* begin Supplied records *

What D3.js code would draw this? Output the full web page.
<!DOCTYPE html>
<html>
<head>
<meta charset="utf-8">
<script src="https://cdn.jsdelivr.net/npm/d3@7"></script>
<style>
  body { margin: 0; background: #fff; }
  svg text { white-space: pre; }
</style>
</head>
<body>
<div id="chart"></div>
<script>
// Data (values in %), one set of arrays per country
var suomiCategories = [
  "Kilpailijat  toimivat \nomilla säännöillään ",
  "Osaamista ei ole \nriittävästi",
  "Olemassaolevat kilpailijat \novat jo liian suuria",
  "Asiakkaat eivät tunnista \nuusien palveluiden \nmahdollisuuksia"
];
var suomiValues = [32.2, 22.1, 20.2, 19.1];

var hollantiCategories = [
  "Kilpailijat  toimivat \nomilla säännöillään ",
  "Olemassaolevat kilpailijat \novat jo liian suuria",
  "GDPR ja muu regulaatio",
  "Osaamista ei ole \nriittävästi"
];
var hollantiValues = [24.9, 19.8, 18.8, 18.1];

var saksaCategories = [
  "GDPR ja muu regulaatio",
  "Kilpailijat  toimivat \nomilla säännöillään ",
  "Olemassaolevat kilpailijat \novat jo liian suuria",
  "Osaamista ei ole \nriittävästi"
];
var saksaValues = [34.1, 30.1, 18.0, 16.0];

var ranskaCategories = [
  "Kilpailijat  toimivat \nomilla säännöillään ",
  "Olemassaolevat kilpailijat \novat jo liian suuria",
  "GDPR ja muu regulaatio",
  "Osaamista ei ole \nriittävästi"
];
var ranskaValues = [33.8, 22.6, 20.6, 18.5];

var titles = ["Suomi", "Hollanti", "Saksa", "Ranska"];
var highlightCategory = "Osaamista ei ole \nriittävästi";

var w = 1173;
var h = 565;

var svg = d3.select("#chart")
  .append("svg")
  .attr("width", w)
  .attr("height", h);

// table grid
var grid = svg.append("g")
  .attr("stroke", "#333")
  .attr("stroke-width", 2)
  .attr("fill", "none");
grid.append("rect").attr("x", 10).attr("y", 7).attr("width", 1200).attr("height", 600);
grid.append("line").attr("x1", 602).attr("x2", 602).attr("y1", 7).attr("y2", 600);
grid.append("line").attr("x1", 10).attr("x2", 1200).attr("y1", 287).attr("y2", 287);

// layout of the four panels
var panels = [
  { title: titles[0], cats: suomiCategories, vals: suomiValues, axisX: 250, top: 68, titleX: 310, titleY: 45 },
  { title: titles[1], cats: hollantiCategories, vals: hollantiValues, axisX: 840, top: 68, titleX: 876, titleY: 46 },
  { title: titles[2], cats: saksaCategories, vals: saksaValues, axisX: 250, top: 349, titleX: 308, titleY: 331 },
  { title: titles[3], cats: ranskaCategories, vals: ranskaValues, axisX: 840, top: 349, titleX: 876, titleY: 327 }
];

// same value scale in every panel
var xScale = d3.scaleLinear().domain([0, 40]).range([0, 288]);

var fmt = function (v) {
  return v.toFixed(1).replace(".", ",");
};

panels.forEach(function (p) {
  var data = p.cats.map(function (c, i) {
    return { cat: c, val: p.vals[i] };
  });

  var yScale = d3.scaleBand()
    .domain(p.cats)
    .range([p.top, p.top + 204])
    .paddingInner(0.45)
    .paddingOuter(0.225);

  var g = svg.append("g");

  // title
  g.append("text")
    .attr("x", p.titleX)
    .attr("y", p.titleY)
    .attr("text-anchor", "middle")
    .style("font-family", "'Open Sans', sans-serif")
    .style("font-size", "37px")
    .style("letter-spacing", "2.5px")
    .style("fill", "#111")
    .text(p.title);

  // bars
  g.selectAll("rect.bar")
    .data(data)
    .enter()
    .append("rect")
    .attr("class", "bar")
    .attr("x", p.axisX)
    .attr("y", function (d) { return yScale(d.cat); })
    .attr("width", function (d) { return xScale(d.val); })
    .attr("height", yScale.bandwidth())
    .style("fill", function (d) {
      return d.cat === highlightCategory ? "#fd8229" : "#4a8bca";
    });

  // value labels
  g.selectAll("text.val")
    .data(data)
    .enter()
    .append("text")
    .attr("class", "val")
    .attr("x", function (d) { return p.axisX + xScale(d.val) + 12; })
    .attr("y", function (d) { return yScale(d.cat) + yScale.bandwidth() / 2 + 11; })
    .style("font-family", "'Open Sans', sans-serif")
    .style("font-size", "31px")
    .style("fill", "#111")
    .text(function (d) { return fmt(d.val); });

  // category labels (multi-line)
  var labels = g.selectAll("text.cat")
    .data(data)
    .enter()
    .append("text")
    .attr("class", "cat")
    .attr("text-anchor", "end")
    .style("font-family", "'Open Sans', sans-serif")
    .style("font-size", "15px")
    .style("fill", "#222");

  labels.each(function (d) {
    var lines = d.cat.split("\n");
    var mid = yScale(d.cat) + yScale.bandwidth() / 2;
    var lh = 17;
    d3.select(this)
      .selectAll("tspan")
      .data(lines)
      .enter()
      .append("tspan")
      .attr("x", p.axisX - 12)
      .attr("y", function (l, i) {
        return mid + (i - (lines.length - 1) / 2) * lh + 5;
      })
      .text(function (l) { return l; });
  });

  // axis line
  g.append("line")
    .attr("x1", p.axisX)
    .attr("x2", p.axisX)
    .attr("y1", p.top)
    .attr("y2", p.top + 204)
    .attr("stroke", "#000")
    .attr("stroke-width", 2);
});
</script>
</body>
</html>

* end Supplied records *
* begin Supplied records *

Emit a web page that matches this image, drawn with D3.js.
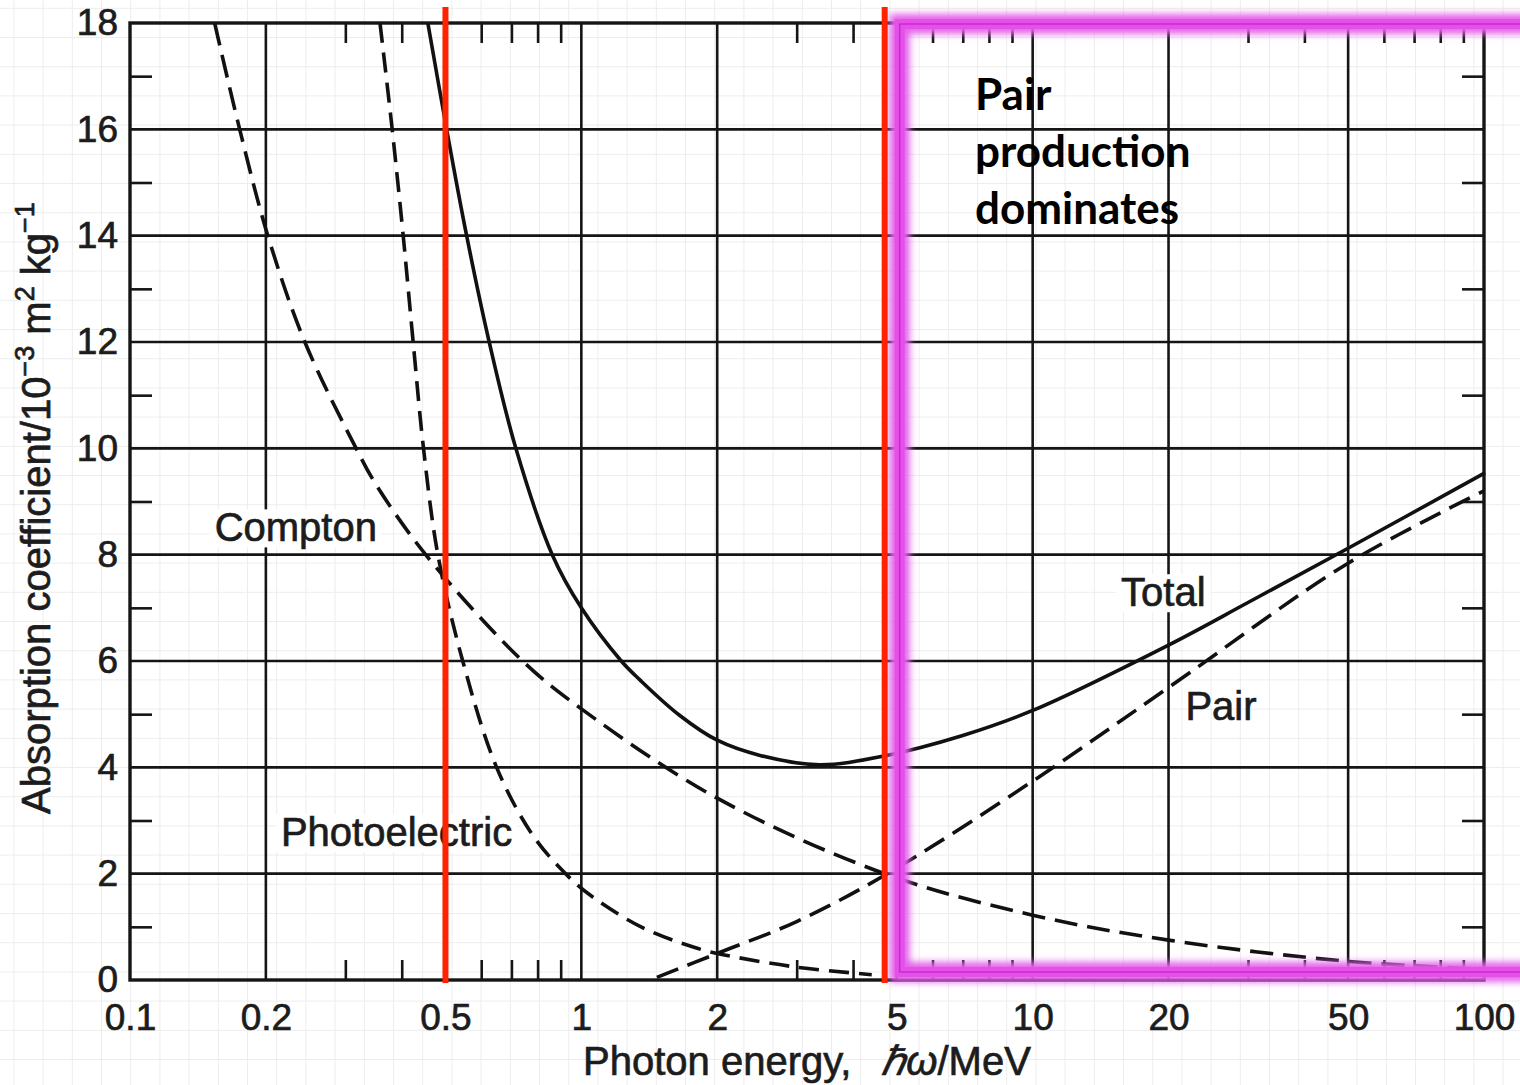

* end Supplied records *

-- Given problem --
Each line from the one holding "What D3.js code" to the one holding "var suomiValues = [32.2, 22.1, 20.2, 19.1];", those two included, is to be transcribed exactly, and no other line.

-- Finished task --
What D3.js code would draw this? Output the full web page.
<!DOCTYPE html>
<html>
<head>
<meta charset="utf-8">
<script src="https://cdn.jsdelivr.net/npm/d3@7"></script>
<style>
  body { margin: 0; background: #fff; }
  svg text { white-space: pre; }
</style>
</head>
<body>
<div id="chart"></div>
<script>
// Data (values in %), one set of arrays per country
var suomiCategories = [
  "Kilpailijat  toimivat \nomilla säännöillään ",
  "Osaamista ei ole \nriittävästi",
  "Olemassaolevat kilpailijat \novat jo liian suuria",
  "Asiakkaat eivät tunnista \nuusien palveluiden \nmahdollisuuksia"
];
var suomiValues = [32.2, 22.1, 20.2, 19.1];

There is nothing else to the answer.